Суфийское учение говорит о том, что всю полноту жизни невозможно будет понять, если изучать ее с помощью методов, применяемых нами в повседневной жизни. Но это лишь частично освещает проблему, ведь если в вопросе: «О чем все это?» — порядок слов может быть изменен, то ответ уже нельзя будет изменять таким же образом. Понимание является следствием опыта и озарения. Инструмент, с помощью которого можно измерить маленькую вещь, не всегда будет годен для измерения большой. Абу Ханифа сказал: «Используйте свое знание практически, ибо знание без практики — безжизненное тело». Ученый может рассказать вам о том, что пространство и время — это одно и то же, или о том, что материя вовсе не является непрерывной, он может и доказать это с помощью своих методов, но его доказательства мало что изменят в вашем понимании и ничем не обогатят ваш опыт относительно того, что было предметом объяснений. Мы можем заявить, что материя бесконечно делима, но для чисто практических целей существует предел кусков, на которые можно разделить плитку шоколада так, чтобы каждый кусок продолжал обладать всеми свойствами шоколада. Таким образом, вы, с одной стороны, можете смотреть на кусок шоколада, с другой — на предмет, который вы желаете разделить на максимально возможное число частей. Человеческий ум склонен к обобщениям, основанным на далеко не полных данных; суфии же считают, что они способны делать нечто более совершенное.

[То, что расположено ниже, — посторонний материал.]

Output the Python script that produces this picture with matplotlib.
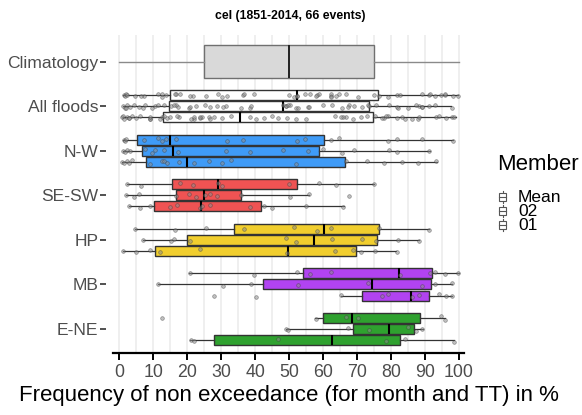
import matplotlib
matplotlib.use("Agg")
import matplotlib.pyplot as plt
from matplotlib.patches import Rectangle
from matplotlib.lines import Line2D

plt.rcParams['font.family'] = ['Liberation Sans', 'DejaVu Sans']

# ---- data -------------------------------------------------------------
categories = ["Climatology", "All floods", "N-W", "SE-SW", "HP", "MB", "E-NE"]
regions = ["N-W", "SE-SW", "HP", "MB", "E-NE"]
members = ["Mean", "02", "01"]

region_colors = {"N-W": "#3F9BF7", "SE-SW": "#EF5353", "HP": "#F1CE2E",
                 "MB": "#B143F1", "E-NE": "#2FA12F"}

# climatology: whisker low, Q1, median, Q3, whisker high
clim_stats = [0.0, 25.0, 50.0, 75.0, 100.0]

# box statistics per member for [All floods, N-W, SE-SW, HP, MB, E-NE]
# each entry: whisker low, Q1, median, Q3, whisker high
stats_mean = [[1.1, 14.8, 52.2, 76.3, 99.8],
              [1.0, 5.1, 15.0, 60.3, 98.3],
              [2.3, 15.4, 29.2, 52.2, 75.0],
              [4.6, 33.7, 60.3, 76.6, 91.3],
              [20.6, 54.1, 82.4, 92.2, 99.9],
              [57.6, 60.0, 68.5, 88.6, 95.8]]
stats_02 = [[1.0, 14.6, 48.2, 73.4, 97.8],
            [1.0, 6.6, 15.7, 58.9, 91.5],
            [2.0, 16.6, 24.8, 35.9, 56.0],
            [6.9, 19.8, 57.3, 75.9, 88.3],
            [11.3, 42.3, 74.3, 91.9, 97.9],
            [49.0, 68.9, 79.3, 86.7, 89.3]]
stats_01 = [[1.0, 13.0, 35.6, 74.8, 99.1],
            [0.8, 8.0, 19.8, 66.4, 93.6],
            [2.8, 10.3, 24.0, 41.6, 66.2],
            [1.0, 10.5, 49.7, 69.8, 81.6],
            [65.2, 71.5, 85.8, 91.1, 98.0],
            [20.9, 28.0, 62.6, 82.8, 98.6]]

# event values (%) per region and member
pts_mean = {
    "N-W": [1.3, 1.7, 2.1, 7.4, 11.4, 12.6, 13.8, 16.6, 31.6, 36.5, 52.4, 54.8,
            62.2, 64.6, 79.1, 81.8, 89.0, 98.3],
    "SE-SW": [2.3, 6.3, 17.8, 21.6, 29.2, 30.2, 49.9, 58.9, 63.9, 75.0],
    "HP": [4.7, 16.3, 25.4, 36.6, 51.3, 58.3, 62.3, 76.4, 91.1],
    "MB": [20.7, 39.8, 52.3, 56.2, 62.4, 82.6, 91.5, 93.1, 95.9, 99.8],
    "E-NE": [12.7, 57.8, 66.8, 70.3, 94.6, 95.9],
}
pts_02 = {
    "N-W": [1.1, 1.8, 2.4, 3.2, 7.6, 9.6, 10.4, 13.2, 17.3, 31.3, 38.5, 48.1,
            55.7, 60.0, 65.7, 69.1, 79.3, 81.8, 91.2],
    "SE-SW": [2.0, 4.4, 5.7, 16.7, 20.5, 22.5, 25.1, 26.8, 28.9, 35.8, 50.3,
              56.0, 67.7],
    "HP": [7.0, 15.1, 16.2, 20.9, 49.0, 52.1, 62.5, 71.5, 75.7, 82.2, 88.3],
    "MB": [11.3, 30.4, 38.9, 52.5, 73.3, 89.0, 92.9, 97.9],
    "E-NE": [49.0, 49.6, 67.3, 73.5, 85.1, 87.4, 89.0],
}
pts_01 = {
    "N-W": [0.8, 1.5, 2.3, 3.0, 3.7, 8.9, 12.5, 13.3, 14.0, 17.6, 21.9, 26.3,
            30.2, 32.8, 52.0, 66.7, 72.8, 77.9, 83.1, 88.0, 93.4],
    "SE-SW": [2.9, 6.0, 8.9, 15.0, 17.0, 23.8, 24.4, 26.8, 38.5, 42.6, 45.1,
              55.1, 66.0],
    "HP": [1.0, 5.0, 8.9, 12.1, 23.9, 49.3, 63.6, 68.7, 71.3, 75.3, 81.7],
    "MB": [27.8, 40.4, 65.4, 77.4, 79.0, 86.2, 88.2, 94.0, 96.1, 98.0],
    "E-NE": [21.2, 21.9, 46.7, 78.6, 84.1, 98.6],
}

xticks = list(range(0, 101, 10))
title = "cel (1851-2014, 66 events)"
xlabel = "Frequency of non exceedance (for month and TT) in %"

# ---- figure -------------------------------------------------------------
W, H = 582, 415
fig = plt.figure(figsize=(W / 100, H / 100), dpi=100)
ax = fig.add_axes([113 / W, 1 - 353 / H, (464 - 113) / W, (353 - 35) / H])

ypos = {c: len(categories) - 1 - i for i, c in enumerate(categories)}
offsets = {"Mean": 0.25, "02": 0.0, "01": -0.25}
jit = [0.0, -0.03, 0.02, -0.015, 0.035, -0.04, 0.01, 0.025, -0.02]


def to_bxp(s):
    return dict(whislo=s[0], q1=s[1], med=s[2], q3=s[3], whishi=s[4], fliers=[])


# climatology box
ax.bxp([to_bxp(clim_stats)], positions=[ypos["Climatology"]], widths=0.75,
       orientation="horizontal", patch_artist=True, showcaps=False,
       showfliers=False, manage_ticks=False,
       boxprops=dict(facecolor="#D9D9D9", edgecolor="#707070", linewidth=1.0),
       whiskerprops=dict(color="#8A8A8A", linewidth=1.0),
       medianprops=dict(color="#222222", linewidth=1.4))

groups = ["All floods"] + regions
member_stats = {"Mean": stats_mean, "02": stats_02, "01": stats_01}
member_pts = {"Mean": pts_mean, "02": pts_02, "01": pts_01}

for m in members:
    for gi, g in enumerate(groups):
        y = ypos[g] + offsets[m]
        face = "white" if g == "All floods" else region_colors[g]
        ax.bxp([to_bxp(member_stats[m][gi])], positions=[y], widths=0.225,
               orientation="horizontal", patch_artist=True, showcaps=False,
               showfliers=False, manage_ticks=False,
               boxprops=dict(facecolor=face, edgecolor="#333333", linewidth=1.0),
               whiskerprops=dict(color="#333333", linewidth=0.9),
               medianprops=dict(color="black", linewidth=1.5))
        if g == "All floods":
            vals = [v for r in regions for v in member_pts[m][r]]
        else:
            vals = member_pts[m][g]
        ys = [y + jit[i % len(jit)] for i in range(len(vals))]
        ax.scatter(vals, ys, s=7, facecolor="#8C8C8C", edgecolor="#3A3A3A",
                   linewidths=0.45, alpha=0.55, zorder=5)

ax.set_xlim(-1.85, 101.5)
ax.set_ylim(-0.54, 6.6)
ax.set_xticks(xticks)
ax.set_xticks([t + 5 for t in xticks[:-1]], minor=True)
ax.grid(True, axis="x", which="both", color="#EBEBEB", linewidth=1.1)
ax.set_axisbelow(True)
ax.set_yticks([ypos[c] for c in categories])
ax.set_yticklabels(categories)

for s in ["top", "right", "left"]:
    ax.spines[s].set_visible(False)
ax.spines["left"].set_position(("outward", 5))
ax.spines["bottom"].set_color("black")
ax.spines["bottom"].set_linewidth(1.6)
ax.tick_params(axis="x", which="major", length=5, width=1.4, color="black",
               labelsize=12.8, labelcolor="#4D4D4D", pad=3)
ax.tick_params(axis="x", which="minor", length=0)
ax.tick_params(axis="y", length=4, width=1.2, color="#333333", labelsize=12.6,
               labelcolor="#4D4D4D", pad=1.5)
ax.set_xlabel(xlabel, fontsize=16, color="black", labelpad=3)
fig.text(290 / W, 1 - 16 / H, title, ha="center", va="center",
         fontsize=8.8, fontweight="bold")

# ---- legend ---------------------------------------------------------------
lax = fig.add_axes([0, 0, 1, 1])
lax.set_xlim(0, W)
lax.set_ylim(H, 0)
lax.axis("off")
lax.text(497, 164, "Member", fontsize=16, va="center", ha="left")
for i, m in enumerate(members):
    cy = 197 + i * 14
    lax.add_line(Line2D([502.5, 502.5], [cy - 6, cy + 6], color="#555555", lw=0.8))
    lax.add_patch(Rectangle((499, cy - 4), 7, 8, facecolor="white",
                            edgecolor="#555555", lw=0.8, zorder=3))
    lax.add_line(Line2D([499, 506], [cy, cy], color="#555555", lw=0.8, zorder=4))
    lax.text(518, cy, m, fontsize=12.5, va="center", ha="left")

fig.savefig("out.png", dpi=100)
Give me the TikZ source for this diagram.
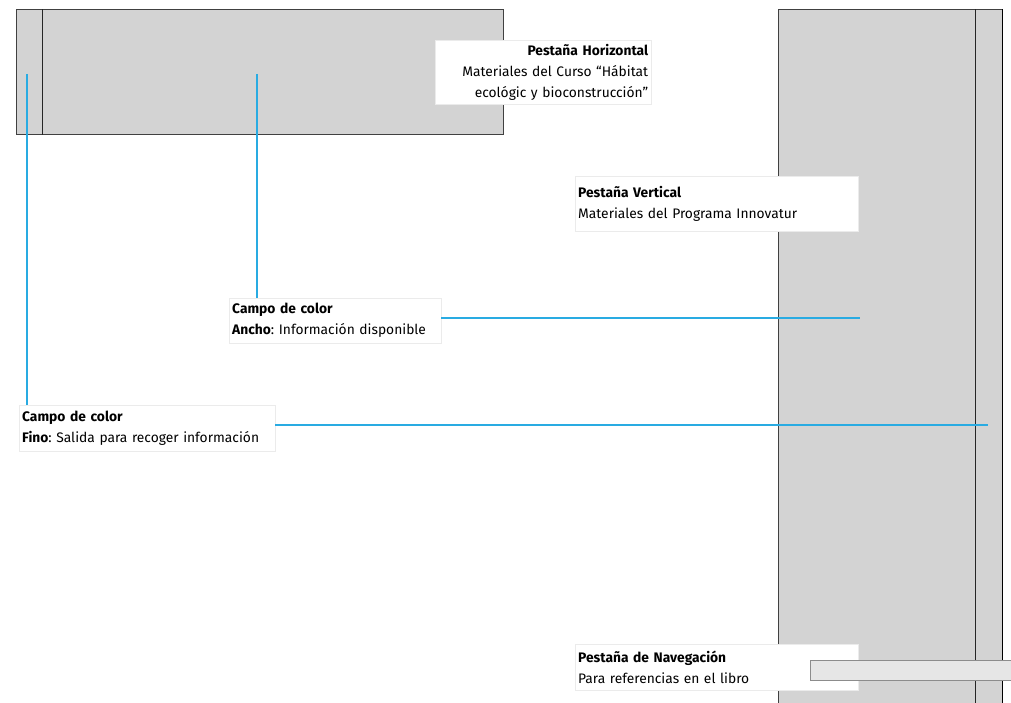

Некоторым ученым XX века было бы очень трудно поверить в то, что почти за 1000 лет до Эйнштейна дервиш Худжи-вири на основании достижений суфийского опыта обсуждал в суфийской литературе вопросы об идентичности времени и пространства («Раскрытие скрытого», «Перечень их чудес»).
Традиционная суфийская притча освещает один из аспектов этого вопроса и показывает трудности, с которыми сталкиваются даже ученые, пытающиеся изучать суфизм с помощью ограниченных методов изучения:
«Слон, принадлежавший группе бродячих артистов, оказался неподалеку от города, где никогда раньше слона не видели. Услыхав о таком чуде, четверо любопытных горожан решили добиться разрешения посмотреть на слона раньше других. Поскольку в стойле, где содержали слона, не было света, изучение диковинного животного должно было происходить в темноте.
Дотронувшись до хобота, один из них решил, что это создание напоминает шланг. Второй ощупал ухо и пришел к выводу, что слон похож на опахало. Третьему попалась под руку нога, которую он мог сравнить только с живой колонной, а четвертый, положив ему руку на спину, был уверен, что слон напоминает собой трон. Никто из них не мог составить полной картины, исходя из того, что он сумел ощупать; каждый и ссылался на это, употребляя при этом названия уже знакомых ему вещей. Результатом экспедиции было недоумение. Каждый был уверен, что прав именно он, но никто из остальных горожан не мог понять, что же случилось и что в действительности произошло с исследователями».